In the material below, count the lines with the word "would" and state that number only.

**Provided material**
================================

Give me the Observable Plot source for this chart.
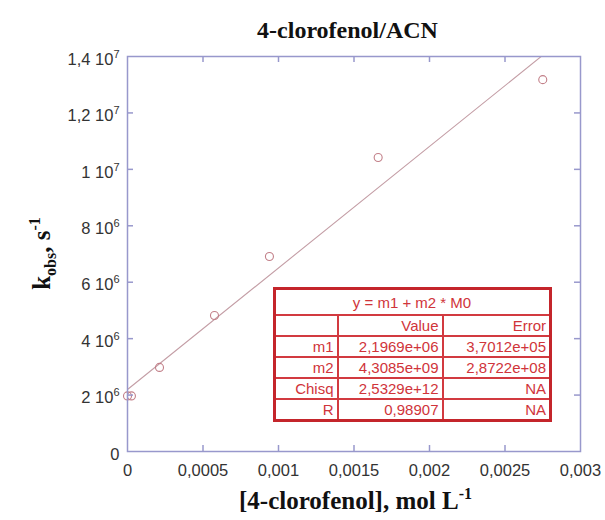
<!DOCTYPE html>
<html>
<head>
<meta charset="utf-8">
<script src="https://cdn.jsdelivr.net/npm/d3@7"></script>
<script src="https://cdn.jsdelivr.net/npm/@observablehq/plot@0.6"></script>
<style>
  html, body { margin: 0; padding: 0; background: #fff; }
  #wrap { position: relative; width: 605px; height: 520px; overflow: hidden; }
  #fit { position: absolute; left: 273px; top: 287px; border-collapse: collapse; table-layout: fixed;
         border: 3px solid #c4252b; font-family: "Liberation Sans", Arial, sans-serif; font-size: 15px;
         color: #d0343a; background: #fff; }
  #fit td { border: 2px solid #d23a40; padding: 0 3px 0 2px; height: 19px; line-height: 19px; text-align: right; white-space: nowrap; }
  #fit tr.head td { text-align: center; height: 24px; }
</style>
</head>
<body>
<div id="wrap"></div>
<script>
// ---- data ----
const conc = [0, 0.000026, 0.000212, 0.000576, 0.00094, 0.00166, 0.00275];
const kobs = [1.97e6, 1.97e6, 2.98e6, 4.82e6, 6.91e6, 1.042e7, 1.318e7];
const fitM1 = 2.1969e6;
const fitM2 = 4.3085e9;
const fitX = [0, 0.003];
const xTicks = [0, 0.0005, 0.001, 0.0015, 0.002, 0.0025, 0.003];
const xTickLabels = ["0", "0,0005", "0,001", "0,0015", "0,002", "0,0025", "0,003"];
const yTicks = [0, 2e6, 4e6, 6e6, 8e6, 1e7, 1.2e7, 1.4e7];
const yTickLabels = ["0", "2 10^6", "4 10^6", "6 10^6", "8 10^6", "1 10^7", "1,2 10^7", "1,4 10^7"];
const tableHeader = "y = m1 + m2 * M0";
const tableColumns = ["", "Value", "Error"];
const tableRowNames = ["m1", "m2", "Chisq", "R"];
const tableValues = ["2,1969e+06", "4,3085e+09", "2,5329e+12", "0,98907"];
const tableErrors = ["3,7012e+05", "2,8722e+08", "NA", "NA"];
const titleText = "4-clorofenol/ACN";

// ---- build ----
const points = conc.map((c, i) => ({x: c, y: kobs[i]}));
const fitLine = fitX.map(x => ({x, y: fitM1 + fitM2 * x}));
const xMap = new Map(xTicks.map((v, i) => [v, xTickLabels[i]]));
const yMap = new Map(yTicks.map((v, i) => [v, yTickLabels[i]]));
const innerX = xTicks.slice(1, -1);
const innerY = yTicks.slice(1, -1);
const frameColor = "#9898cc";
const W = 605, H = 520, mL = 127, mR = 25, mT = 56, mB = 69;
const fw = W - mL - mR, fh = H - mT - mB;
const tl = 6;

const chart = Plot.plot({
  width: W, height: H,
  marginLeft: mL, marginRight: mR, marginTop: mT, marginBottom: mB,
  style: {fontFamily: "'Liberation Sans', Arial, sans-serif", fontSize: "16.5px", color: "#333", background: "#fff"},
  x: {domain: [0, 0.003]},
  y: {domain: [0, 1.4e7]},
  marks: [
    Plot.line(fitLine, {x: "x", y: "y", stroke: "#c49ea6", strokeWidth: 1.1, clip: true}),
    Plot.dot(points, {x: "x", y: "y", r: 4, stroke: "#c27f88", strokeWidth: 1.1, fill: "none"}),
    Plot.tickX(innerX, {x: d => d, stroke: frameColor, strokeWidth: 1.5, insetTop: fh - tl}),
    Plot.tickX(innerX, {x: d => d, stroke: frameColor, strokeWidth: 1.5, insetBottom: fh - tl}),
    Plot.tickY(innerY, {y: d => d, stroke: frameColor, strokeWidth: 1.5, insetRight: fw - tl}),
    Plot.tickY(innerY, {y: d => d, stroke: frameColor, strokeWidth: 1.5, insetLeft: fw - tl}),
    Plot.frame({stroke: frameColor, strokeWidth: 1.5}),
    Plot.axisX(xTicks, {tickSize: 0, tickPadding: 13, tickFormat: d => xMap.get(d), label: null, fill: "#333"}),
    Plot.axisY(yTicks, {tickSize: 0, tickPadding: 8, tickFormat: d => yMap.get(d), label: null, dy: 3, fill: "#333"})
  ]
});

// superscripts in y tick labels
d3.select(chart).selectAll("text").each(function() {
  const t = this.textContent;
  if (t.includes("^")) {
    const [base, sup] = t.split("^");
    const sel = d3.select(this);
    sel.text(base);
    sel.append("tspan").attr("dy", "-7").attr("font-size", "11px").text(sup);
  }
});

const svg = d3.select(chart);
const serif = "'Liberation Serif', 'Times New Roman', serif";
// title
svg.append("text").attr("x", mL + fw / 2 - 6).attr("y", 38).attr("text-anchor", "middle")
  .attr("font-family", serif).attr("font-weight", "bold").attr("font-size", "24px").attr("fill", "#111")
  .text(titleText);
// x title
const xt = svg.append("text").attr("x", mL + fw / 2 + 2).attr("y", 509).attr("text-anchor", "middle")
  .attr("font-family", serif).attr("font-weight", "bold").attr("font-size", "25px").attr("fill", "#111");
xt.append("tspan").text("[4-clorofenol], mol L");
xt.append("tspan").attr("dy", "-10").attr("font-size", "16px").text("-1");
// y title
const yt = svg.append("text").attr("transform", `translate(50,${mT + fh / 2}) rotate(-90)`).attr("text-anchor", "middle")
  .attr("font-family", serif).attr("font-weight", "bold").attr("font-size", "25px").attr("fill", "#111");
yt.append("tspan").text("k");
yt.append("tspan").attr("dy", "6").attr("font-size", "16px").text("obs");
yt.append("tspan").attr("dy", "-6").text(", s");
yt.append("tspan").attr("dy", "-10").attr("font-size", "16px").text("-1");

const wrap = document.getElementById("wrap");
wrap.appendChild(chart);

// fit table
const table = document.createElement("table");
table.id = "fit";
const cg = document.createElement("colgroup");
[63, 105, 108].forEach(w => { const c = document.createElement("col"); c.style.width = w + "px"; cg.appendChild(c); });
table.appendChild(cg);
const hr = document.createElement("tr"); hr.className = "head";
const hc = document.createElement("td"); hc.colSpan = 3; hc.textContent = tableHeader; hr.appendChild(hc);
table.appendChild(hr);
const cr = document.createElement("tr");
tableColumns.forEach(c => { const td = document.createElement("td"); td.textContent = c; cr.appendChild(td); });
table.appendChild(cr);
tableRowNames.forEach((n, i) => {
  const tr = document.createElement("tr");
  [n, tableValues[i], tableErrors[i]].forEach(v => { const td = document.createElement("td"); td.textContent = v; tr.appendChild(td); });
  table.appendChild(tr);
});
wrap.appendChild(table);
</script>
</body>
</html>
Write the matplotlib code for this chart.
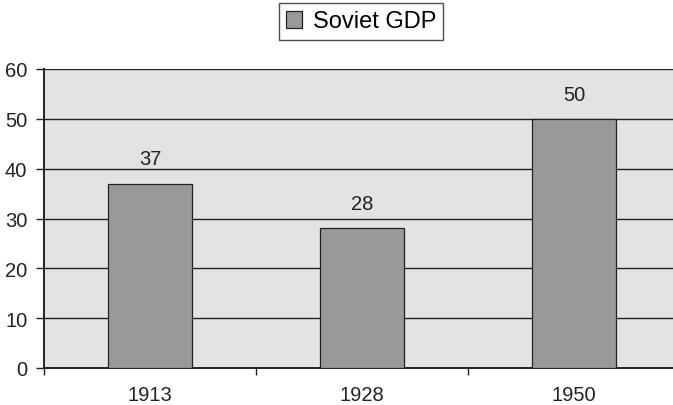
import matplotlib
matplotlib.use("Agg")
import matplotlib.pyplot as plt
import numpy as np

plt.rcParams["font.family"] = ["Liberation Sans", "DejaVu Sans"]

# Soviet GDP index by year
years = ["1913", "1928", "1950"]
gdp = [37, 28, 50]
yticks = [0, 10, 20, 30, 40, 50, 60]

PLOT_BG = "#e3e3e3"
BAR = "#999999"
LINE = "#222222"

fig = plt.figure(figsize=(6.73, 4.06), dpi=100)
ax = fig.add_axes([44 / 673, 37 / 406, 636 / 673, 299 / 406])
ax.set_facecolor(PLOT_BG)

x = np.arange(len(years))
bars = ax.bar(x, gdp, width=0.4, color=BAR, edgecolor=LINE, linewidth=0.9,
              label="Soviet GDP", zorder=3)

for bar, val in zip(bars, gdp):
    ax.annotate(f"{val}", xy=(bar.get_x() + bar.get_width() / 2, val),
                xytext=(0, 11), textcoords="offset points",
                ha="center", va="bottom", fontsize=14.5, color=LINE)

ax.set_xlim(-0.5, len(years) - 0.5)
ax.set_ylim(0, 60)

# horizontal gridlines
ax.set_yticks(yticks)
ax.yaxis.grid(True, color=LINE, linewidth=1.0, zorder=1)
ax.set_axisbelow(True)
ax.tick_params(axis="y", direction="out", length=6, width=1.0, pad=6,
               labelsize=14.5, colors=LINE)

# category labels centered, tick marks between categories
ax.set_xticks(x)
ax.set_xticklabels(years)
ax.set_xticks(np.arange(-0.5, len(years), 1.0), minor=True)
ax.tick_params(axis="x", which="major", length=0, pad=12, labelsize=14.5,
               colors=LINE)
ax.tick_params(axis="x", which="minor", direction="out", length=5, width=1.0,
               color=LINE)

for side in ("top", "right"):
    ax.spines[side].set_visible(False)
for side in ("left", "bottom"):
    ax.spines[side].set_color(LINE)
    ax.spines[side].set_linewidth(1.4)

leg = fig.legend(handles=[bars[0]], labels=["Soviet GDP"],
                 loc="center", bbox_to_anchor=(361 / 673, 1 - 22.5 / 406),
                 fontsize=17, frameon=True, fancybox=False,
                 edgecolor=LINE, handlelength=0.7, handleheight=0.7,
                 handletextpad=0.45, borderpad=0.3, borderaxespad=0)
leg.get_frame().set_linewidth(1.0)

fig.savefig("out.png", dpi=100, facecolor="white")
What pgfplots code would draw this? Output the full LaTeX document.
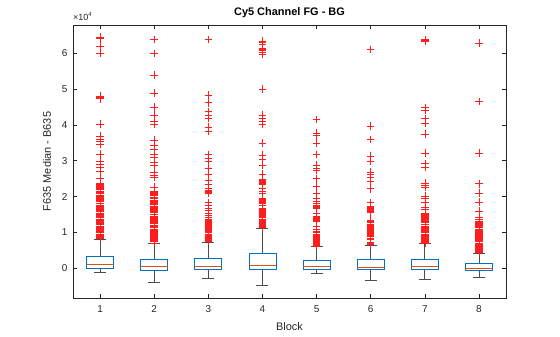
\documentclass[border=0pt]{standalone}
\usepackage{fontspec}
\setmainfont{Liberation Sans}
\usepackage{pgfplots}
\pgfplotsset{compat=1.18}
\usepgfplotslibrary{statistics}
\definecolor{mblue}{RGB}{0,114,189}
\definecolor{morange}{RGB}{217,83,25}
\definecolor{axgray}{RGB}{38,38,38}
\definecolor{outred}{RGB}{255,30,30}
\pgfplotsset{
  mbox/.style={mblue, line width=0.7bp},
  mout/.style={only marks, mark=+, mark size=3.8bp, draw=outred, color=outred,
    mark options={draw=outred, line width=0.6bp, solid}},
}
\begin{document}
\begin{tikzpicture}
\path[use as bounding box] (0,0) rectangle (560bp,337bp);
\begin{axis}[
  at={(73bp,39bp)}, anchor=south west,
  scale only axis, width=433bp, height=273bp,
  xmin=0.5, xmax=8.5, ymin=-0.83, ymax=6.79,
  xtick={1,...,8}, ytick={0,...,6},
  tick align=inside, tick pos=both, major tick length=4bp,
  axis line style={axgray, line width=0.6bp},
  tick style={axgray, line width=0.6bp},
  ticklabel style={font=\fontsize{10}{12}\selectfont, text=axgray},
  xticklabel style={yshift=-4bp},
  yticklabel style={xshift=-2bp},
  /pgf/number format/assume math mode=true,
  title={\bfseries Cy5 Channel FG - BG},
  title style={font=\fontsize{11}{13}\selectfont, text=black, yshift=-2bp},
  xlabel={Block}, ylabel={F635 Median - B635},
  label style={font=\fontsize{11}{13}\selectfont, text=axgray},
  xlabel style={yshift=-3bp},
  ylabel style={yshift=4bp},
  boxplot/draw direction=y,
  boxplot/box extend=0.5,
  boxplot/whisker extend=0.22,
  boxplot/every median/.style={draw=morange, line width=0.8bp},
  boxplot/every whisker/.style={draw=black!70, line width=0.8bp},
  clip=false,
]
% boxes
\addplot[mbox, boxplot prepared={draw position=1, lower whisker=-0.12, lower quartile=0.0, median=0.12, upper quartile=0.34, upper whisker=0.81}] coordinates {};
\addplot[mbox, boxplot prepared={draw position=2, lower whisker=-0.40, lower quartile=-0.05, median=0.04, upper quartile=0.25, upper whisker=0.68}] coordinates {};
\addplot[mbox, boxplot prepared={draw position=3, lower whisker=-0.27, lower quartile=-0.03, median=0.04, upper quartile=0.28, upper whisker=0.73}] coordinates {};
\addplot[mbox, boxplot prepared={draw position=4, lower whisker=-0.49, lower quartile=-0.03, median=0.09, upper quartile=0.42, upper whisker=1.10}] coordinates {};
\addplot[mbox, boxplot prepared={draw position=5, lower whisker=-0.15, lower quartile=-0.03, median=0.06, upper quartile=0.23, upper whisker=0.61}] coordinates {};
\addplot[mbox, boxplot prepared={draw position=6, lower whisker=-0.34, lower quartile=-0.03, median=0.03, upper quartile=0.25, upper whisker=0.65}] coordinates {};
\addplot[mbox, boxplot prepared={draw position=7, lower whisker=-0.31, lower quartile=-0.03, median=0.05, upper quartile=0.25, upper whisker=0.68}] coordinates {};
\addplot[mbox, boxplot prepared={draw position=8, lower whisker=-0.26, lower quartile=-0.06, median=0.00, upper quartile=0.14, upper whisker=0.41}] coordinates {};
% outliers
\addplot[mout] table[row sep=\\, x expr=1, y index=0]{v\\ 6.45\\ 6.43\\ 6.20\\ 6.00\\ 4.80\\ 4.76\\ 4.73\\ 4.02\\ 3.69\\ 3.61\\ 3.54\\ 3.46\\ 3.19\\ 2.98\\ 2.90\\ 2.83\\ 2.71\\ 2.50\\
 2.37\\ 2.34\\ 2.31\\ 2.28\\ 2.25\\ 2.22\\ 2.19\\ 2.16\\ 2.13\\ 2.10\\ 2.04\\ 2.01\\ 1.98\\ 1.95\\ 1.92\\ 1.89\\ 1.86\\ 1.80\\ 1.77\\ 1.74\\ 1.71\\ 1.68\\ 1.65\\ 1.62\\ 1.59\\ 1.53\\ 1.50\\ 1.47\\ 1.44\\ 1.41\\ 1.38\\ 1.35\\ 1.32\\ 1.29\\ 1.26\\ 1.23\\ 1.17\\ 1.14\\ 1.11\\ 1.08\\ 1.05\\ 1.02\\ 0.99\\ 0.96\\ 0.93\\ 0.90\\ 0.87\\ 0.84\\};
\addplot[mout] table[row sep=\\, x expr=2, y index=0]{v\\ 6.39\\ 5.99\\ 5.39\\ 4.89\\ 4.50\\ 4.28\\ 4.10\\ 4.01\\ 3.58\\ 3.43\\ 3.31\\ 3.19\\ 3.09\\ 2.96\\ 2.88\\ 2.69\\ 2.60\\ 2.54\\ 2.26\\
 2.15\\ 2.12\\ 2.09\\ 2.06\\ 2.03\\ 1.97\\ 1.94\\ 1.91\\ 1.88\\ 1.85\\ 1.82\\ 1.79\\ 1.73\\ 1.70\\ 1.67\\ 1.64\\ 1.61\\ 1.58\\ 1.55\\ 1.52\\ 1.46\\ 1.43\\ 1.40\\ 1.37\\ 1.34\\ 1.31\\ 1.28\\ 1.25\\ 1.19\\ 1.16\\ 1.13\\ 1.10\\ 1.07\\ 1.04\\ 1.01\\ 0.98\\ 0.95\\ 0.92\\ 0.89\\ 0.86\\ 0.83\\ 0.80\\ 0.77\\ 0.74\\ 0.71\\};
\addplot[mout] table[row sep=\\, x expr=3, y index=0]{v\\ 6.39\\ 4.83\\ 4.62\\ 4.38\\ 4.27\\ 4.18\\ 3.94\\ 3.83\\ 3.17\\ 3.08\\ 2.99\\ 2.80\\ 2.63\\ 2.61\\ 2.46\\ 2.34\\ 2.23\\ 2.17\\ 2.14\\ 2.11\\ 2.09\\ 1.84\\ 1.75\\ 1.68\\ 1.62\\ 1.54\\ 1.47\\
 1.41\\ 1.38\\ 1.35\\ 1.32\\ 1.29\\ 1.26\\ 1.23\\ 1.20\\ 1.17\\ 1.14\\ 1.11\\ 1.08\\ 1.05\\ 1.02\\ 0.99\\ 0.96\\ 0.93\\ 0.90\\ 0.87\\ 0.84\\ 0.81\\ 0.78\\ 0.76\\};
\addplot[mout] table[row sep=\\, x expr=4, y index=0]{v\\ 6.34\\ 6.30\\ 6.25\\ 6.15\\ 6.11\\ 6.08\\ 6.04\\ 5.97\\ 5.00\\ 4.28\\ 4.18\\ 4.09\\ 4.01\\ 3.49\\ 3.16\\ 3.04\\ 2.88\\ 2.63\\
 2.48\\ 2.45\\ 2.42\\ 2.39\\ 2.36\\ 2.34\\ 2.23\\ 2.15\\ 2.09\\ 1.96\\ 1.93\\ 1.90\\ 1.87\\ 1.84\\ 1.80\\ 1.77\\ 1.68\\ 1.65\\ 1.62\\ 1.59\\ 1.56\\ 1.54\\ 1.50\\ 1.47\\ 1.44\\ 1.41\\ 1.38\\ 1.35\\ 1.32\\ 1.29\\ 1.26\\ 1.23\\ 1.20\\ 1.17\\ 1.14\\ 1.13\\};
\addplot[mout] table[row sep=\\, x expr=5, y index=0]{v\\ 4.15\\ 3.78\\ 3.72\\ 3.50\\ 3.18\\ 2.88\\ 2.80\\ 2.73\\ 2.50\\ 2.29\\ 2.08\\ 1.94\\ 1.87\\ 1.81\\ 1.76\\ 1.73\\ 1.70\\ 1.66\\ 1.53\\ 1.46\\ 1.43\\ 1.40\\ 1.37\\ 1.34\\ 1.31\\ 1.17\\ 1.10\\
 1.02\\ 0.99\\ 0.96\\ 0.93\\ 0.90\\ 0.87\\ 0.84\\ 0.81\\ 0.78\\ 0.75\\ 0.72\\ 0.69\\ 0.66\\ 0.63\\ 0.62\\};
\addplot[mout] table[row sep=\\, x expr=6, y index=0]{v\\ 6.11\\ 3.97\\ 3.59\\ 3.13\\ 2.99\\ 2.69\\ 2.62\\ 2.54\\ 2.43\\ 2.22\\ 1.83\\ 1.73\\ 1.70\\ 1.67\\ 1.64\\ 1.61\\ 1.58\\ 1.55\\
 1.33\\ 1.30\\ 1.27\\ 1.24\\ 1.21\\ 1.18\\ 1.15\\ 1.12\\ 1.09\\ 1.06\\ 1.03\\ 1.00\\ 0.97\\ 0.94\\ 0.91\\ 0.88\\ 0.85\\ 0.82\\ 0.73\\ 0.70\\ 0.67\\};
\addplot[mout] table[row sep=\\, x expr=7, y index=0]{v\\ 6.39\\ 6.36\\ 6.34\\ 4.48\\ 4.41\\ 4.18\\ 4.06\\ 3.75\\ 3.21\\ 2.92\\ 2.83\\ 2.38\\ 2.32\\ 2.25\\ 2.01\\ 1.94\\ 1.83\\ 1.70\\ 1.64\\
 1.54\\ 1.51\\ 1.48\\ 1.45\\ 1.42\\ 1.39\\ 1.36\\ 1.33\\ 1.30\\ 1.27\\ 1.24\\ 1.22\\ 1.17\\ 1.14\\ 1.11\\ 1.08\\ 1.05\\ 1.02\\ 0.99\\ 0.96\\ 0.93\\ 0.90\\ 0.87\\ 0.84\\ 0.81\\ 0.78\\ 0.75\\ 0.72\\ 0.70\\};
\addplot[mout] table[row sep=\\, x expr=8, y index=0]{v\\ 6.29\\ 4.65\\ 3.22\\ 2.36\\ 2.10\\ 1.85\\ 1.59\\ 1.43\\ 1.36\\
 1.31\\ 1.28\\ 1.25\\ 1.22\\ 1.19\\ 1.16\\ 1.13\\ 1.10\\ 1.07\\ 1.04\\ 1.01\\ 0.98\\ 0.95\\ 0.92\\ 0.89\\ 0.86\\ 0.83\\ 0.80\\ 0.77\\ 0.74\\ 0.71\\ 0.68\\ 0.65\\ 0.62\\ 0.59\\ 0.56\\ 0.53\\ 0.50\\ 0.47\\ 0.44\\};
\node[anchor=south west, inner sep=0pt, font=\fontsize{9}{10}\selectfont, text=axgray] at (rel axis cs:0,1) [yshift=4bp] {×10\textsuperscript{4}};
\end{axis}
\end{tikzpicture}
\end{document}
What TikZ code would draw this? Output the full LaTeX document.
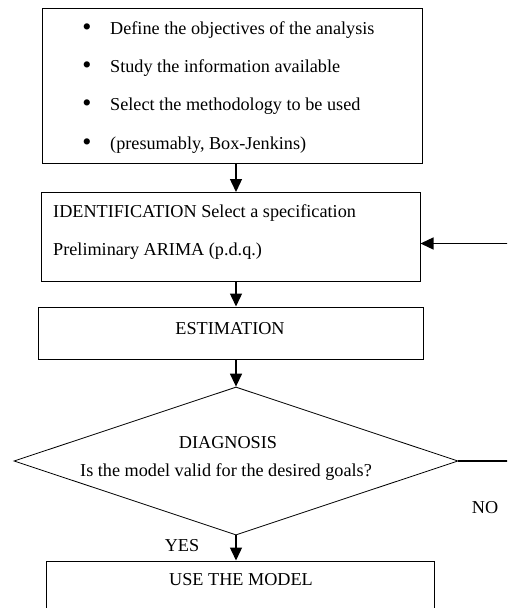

================================

**Problem solution**
2